Task details
Give back exactly the lines from the beginning of the listing below to the line holding "Infants' oral microbiota", both ends included; the pictures stay out.

Source excerpt

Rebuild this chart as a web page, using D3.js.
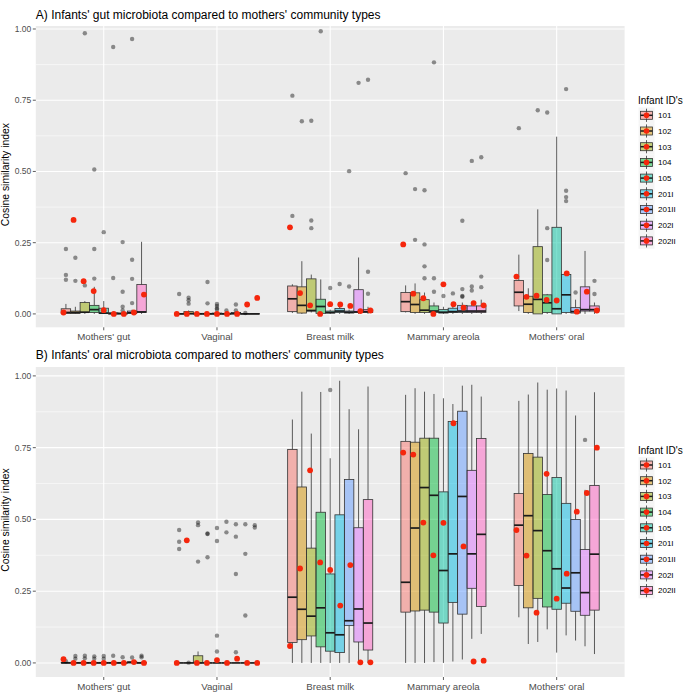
<!DOCTYPE html>
<html><head><meta charset="utf-8">
<script src="https://cdn.jsdelivr.net/npm/d3@7"></script>
<style>body{margin:0;background:#fff} text{font-family:"Liberation Sans",Arial,sans-serif}</style>
</head><body><svg id="c" width="685" height="692"></svg>
<script>
// ---------- data ----------
const categories = ["Mothers' gut", "Vaginal", "Breast milk", "Mammary areola", "Mothers' oral"];
const infants = ["101", "102", "103", "104", "105", "201I", "201II", "202I", "202II"];
const infantColors = ["#F8766D", "#D39200", "#93AA00", "#00BA38", "#00C19F", "#00B9E3", "#619CFF", "#DB72FB", "#FF61C3"];
const yTicks = [0, 0.25, 0.5, 0.75, 1];
const yTickLabels = ["0.00", "0.25", "0.50", "0.75", "1.00"];
const titles = ["A) Infants' gut microbiota compared to mothers' community types",
                "B) Infants' oral microbiota compared to mothers' community types"];

// box stats [lower whisker, q1, median, q3, upper whisker] per category, per infant
const gutBoxStats = [
  [[0,0.002,0.005,0.018,0.035],[0,0.002,0.005,0.01,0.025],[0,0.005,0.006,0.04,0.045],[0,0.005,0.015,0.03,0.095],[0,0.001,0.003,0.02,0.045],[0,0,0.001,0.004,0.008],[0,0,0.001,0.003,0.006],[0,0.002,0.004,0.01,0.015],[0,0.005,0.007,0.103,0.253]],
  [[0,0,0,0.001,0.002],[0,0,0.001,0.008,0.012],[0,0,0,0.002,0.004],[0,0,0,0.002,0.004],[0,0,0,0.003,0.006],[0,0,0,0.002,0.004],[0,0,0.001,0.005,0.008],[0,0,0,0.001,0.002],[0,0,0,0.001,0.002]],
  [[0.003,0.008,0.053,0.098,0.104],[0,0.003,0.03,0.095,0.185],[0.005,0.01,0.012,0.123,0.138],[0,0.002,0.026,0.0515,0.121],[0,0.003,0.005,0.01,0.015],[0,0.005,0.01,0.019,0.03],[0,0.003,0.006,0.01,0.015],[0,0.005,0.007,0.085,0.198],[0,0.005,0.008,0.015,0.025]],
  [[0.005,0.008,0.043,0.075,0.1],[0,0.005,0.033,0.074,0.107],[0,0.005,0.013,0.05,0.075],[0,0.005,0.01,0.028,0.04],[0,0.003,0.006,0.015,0.025],[0,0.005,0.008,0.02,0.03],[0,0.005,0.01,0.03,0.04],[0,0.005,0.01,0.028,0.04],[0,0.005,0.01,0.028,0.05]],
  [[0.01,0.028,0.076,0.117,0.208],[0,0.005,0.034,0.062,0.09],[0,0,0.051,0.236,0.367],[0,0.005,0.039,0.067,0.07],[0,0,0.018,0.304,0.622],[0,0.005,0.067,0.138,0.142],[0,0.003,0.008,0.022,0.05],[0,0.01,0.015,0.095,0.221],[0,0.01,0.015,0.028,0.04]]
];
const gutOutliers = [
  [[0.228,0.137,0.12],[0.197,0.116],[0.985,0.1],[0.507,0.228,0.124],[0.287],[0.937,0.126],[0.252,0.078,0.025,0.012],[0.965,0.19,0.123,0.038],[]],
  [[0.07],[0.057,0.048,0.036],[],[0.112,0.037],[0.035,0.028,0.02,0.015],[0.012],[0.033,0.012],[0.003],[]],
  [[0.766,0.344],[0.676],[0.678,0.328,0.301],[0.992],[0.091],[0.105],[0.501,0.096],[0.811],[0.822,0.148,0.071]],
  [[0.494],[0.438,0.26],[0.434,0.244,0.167,0.125],[0.883,0.125,0.078],[0.063],[0.072],[0.327,0.087,0.063,0.06],[0.537,0.096,0.082],[0.55,0.131,0.094]],
  [[0.652],[],[0.715],[0.707,0.301,0.189],[],[0.789,0.432,0.41,0.396],[0.075],[],[0.116,0.07]]
];
const gutInfantValues = [
  [0.005,0.33,0.115,0.08,0.013,0,0,0.005,0.068],
  [0,0,0,0,0,0,0,0.033,0.056],
  [0.304,0.073,0.03,0,0.034,0.033,0.028,0.01,0.012],
  [0.244,0.071,0.055,0,0.104,0.034,0.022,0.038,0.03],
  [0.131,0.06,0.064,0.049,0.047,0.142,0.008,0.078,0.012]
];

const oralBoxStats = [
  [[0,0,0,0.002,0.004],[0,0,0,0.002,0.004],[0,0,0,0.002,0.004],[0,0,0,0.002,0.004],[0,0,0,0.002,0.004],[0,0,0,0.002,0.004],[0,0,0,0.002,0.004],[0,0,0.002,0.004,0.006],[0,0,0,0.002,0.004]],
  [[0,0,0,0,0],[0,0,0,0,0],[0,0,0,0.025,0.04],[0,0,0,0,0],[0,0,0,0,0],[0,0,0,0,0],[0,0,0,0,0],[0,0,0,0,0],[0,0,0,0,0]],
  [[0,0.071,0.229,0.744,0.848],[0,0.081,0.187,0.613,0.945],[0,0.094,0.163,0.4,0.799],[0,0.056,0.192,0.525,0.944],[0,0.041,0.105,0.31,0.713],[0,0.036,0.098,0.516,0.983],[0,0.13,0.147,0.639,0.884],[0,0.073,0.188,0.471,0.814],[0,0.045,0.139,0.569,0.963]],
  [[0,0.177,0.281,0.772,0.934],[0,0.181,0.47,0.769,0.957],[0,0.184,0.611,0.783,0.945],[0.003,0.177,0.584,0.783,0.937],[0,0.139,0.322,0.596,0.922],[0.005,0.211,0.38,0.841,0.902],[0.012,0.17,0.58,0.877,0.966],[0.084,0.26,0.38,0.671,0.969],[0.101,0.197,0.448,0.782,0.928]],
  [[0.159,0.27,0.48,0.59,0.913],[0.066,0.192,0.513,0.73,0.935],[0.073,0.225,0.461,0.717,0.977],[0.117,0.195,0.391,0.587,0.952],[0.036,0.187,0.328,0.646,0.956],[0.096,0.208,0.261,0.556,0.949],[0.078,0.18,0.314,0.5,0.862],[0.058,0.166,0.245,0.395,0.603],[0.031,0.184,0.379,0.618,0.943]]
];
const oralOutliers = [
  [[0.006],[0.024,0.015],[0.025,0.016],[0.023,0.015],[0.024,0.015],[0.025],[0.02],[0.019],[0.025,0.02]],
  [[0.463,0.422,0.397],[0.001],[0.489,0.48,0.353],[0.451,0.449,0.368],[0.47,0.425,0.095,0.04],[0.492,0.455],[0.483,0.44,0.31,0.037],[0.483,0.38,0.165],[0.48,0.472]],
  [[],[],[],[],[0.951],[],[],[],[]],
  [[],[],[],[],[],[],[],[],[]],
  [[],[],[],[],[],[],[],[0.777],[]]
];
const oralInfantValues = [
  [0.013,0,0,0,0,0,0,0.003,0],
  [0,0.427,0,0,0.01,0,0.015,0,0],
  [0.059,0.329,0.671,0.35,0.324,0.2,0.341,0.002,0.002],
  [0.733,0.726,0.489,0.375,0.488,0.835,0.406,0.005,0.008],
  [0.463,0.374,0.175,0.659,0.224,0.311,0.527,0.592,0.75]
];

// ---------- layout ----------
const svg = d3.select("#c");
const panelLeft = 35.8, panelRight = 624.6;
const panels = [
  {title: titles[0], stats: gutBoxStats, outl: gutOutliers, vals: gutInfantValues,
   top: 26, bottom: 327.3, domain: [-0.047, 1.0105], titleY: 18.5, legendY: 115.3},
  {title: titles[1], stats: oralBoxStats, outl: oralOutliers, vals: oralInfantValues,
   top: 367, bottom: 677, domain: [-0.049, 1.031], titleY: 358.8, legendY: 465}
];
const x = d3.scalePoint().domain(categories).range([panelLeft, panelRight]).padding(0.6);
const step = x.step();
const boxStep = step * 0.0835, dotStep = step * 0.0888, boxW = boxStep;
const red = "#F5260C";

panels.forEach(p => {
  const y = d3.scaleLinear().domain(p.domain).range([p.bottom, p.top]);
  const g = svg.append("g");
  g.append("rect").attr("x", panelLeft).attr("y", p.top).attr("width", panelRight - panelLeft)
    .attr("height", p.bottom - p.top).attr("fill", "#EBEBEB");
  const minor = d3.range(0.125, 1, 0.25);
  g.selectAll(".mn").data(minor).join("line").attr("x1", panelLeft).attr("x2", panelRight)
    .attr("y1", d => y(d)).attr("y2", d => y(d)).attr("stroke", "#fff").attr("stroke-width", 0.55);
  g.selectAll(".mj").data(yTicks).join("line").attr("x1", panelLeft).attr("x2", panelRight)
    .attr("y1", d => y(d)).attr("y2", d => y(d)).attr("stroke", "#fff").attr("stroke-width", 1.1);
  g.selectAll(".vx").data(categories).join("line").attr("y1", p.top).attr("y2", p.bottom)
    .attr("x1", d => x(d)).attr("x2", d => x(d)).attr("stroke", "#fff").attr("stroke-width", 1.1);

  categories.forEach((c, ci) => {
    infants.forEach((inf, ii) => {
      const s = p.stats[ci][ii];
      const cx = x(c) + (ii - 4) * boxStep;
      const bg = g.append("g");
      bg.append("line").attr("x1", cx).attr("x2", cx).attr("y1", y(s[0])).attr("y2", y(s[1]))
        .attr("stroke", "#333").attr("stroke-width", 0.8);
      bg.append("line").attr("x1", cx).attr("x2", cx).attr("y1", y(s[3])).attr("y2", y(s[4]))
        .attr("stroke", "#333").attr("stroke-width", 0.8);
      bg.append("rect").attr("x", cx - boxW / 2).attr("width", boxW)
        .attr("y", y(s[3])).attr("height", Math.max(0, y(s[1]) - y(s[3])))
        .attr("fill", d3.color(infantColors[ii]).copy({opacity: 0.5}).formatRgb())
        .attr("stroke", "#333").attr("stroke-width", 0.8);
      bg.append("line").attr("x1", cx - boxW / 2).attr("x2", cx + boxW / 2)
        .attr("y1", y(s[2])).attr("y2", y(s[2])).attr("stroke", "#1a1a1a").attr("stroke-width", 1.7);
      bg.selectAll("circle").data(p.outl[ci][ii]).join("circle")
        .attr("cx", cx).attr("cy", d => y(d)).attr("r", 2.2)
        .attr("fill", "#000").attr("fill-opacity", 0.42);
    });
  });
  categories.forEach((c, ci) => {
    g.selectAll(null).data(p.vals[ci]).join("circle")
      .attr("cx", (d, ii) => x(c) + (ii - 4) * dotStep).attr("cy", d => y(d))
      .attr("r", 2.9).attr("fill", red);
  });

  g.selectAll(".yt").data(yTicks).join("line").attr("x1", panelLeft - 3).attr("x2", panelLeft)
    .attr("y1", d => y(d)).attr("y2", d => y(d)).attr("stroke", "#333").attr("stroke-width", 0.8);
  g.selectAll(".yl").data(yTicks).join("text").attr("x", panelLeft - 4.5).attr("y", d => y(d) + 3)
    .attr("text-anchor", "end").attr("font-size", "8.5px").attr("fill", "#4D4D4D")
    .text((d, i) => yTickLabels[i]);
  g.selectAll(".xt").data(categories).join("line").attr("x1", d => x(d)).attr("x2", d => x(d))
    .attr("y1", p.bottom).attr("y2", p.bottom + 3).attr("stroke", "#333").attr("stroke-width", 0.8);
  g.selectAll(".xl").data(categories).join("text").attr("x", d => x(d)).attr("y", p.bottom + 12.8)
    .attr("text-anchor", "middle").attr("font-size", "9.7px").attr("fill", "#4D4D4D").text(d => d);
  g.append("text").attr("transform", `translate(9.3,${(p.top + p.bottom) / 2 - 2}) rotate(-90)`)
    .attr("text-anchor", "middle").attr("font-size", "10.4px").attr("fill", "#000")
    .text("Cosine similarity index");
  g.append("text").attr("x", panelLeft).attr("y", p.titleY).attr("font-size", "12px")
    .attr("fill", "#000").text(p.title);

  const lg = g.append("g");
  const kh = 15.7, kx = 646.5;
  lg.append("text").attr("x", 638).attr("y", p.legendY - 11.5).attr("font-size", "10px")
    .attr("fill", "#000").text("Infant ID's");
  infants.forEach((inf, ii) => {
    const cy = p.legendY + ii * kh;
    lg.append("rect").attr("x", kx - 8).attr("y", cy - kh / 2).attr("width", 16).attr("height", kh)
      .attr("fill", "#F5F5F5");
    lg.append("line").attr("x1", kx).attr("x2", kx).attr("y1", cy - kh * 0.42).attr("y2", cy + kh * 0.42)
      .attr("stroke", "#333").attr("stroke-width", 0.8);
    lg.append("rect").attr("x", kx - 6).attr("y", cy - 4).attr("width", 12).attr("height", 8)
      .attr("fill", d3.color(infantColors[ii]).copy({opacity: 0.5}).formatRgb())
      .attr("stroke", "#333").attr("stroke-width", 0.8);
    lg.append("line").attr("x1", kx - 6).attr("x2", kx + 6).attr("y1", cy).attr("y2", cy)
      .attr("stroke", "#1a1a1a").attr("stroke-width", 1.5);
    lg.append("circle").attr("cx", kx).attr("cy", cy).attr("r", 2.8).attr("fill", red);
    lg.append("text").attr("x", 658).attr("y", cy + 2.8).attr("font-size", "8px")
      .attr("fill", "#000").text(inf);
  });
});
</script></body></html>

Result of this task
Rebuild this chart as a web page, using D3.js.
<!DOCTYPE html>
<html><head><meta charset="utf-8">
<script src="https://cdn.jsdelivr.net/npm/d3@7"></script>
<style>body{margin:0;background:#fff} text{font-family:"Liberation Sans",Arial,sans-serif}</style>
</head><body><svg id="c" width="685" height="692"></svg>
<script>
// ---------- data ----------
const categories = ["Mothers' gut", "Vaginal", "Breast milk", "Mammary areola", "Mothers' oral"];
const infants = ["101", "102", "103", "104", "105", "201I", "201II", "202I", "202II"];
const infantColors = ["#F8766D", "#D39200", "#93AA00", "#00BA38", "#00C19F", "#00B9E3", "#619CFF", "#DB72FB", "#FF61C3"];
const yTicks = [0, 0.25, 0.5, 0.75, 1];
const yTickLabels = ["0.00", "0.25", "0.50", "0.75", "1.00"];
const titles = ["A) Infants' gut microbiota compared to mothers' community types",
                "B) Infants' oral microbiota compared to mothers' community types"];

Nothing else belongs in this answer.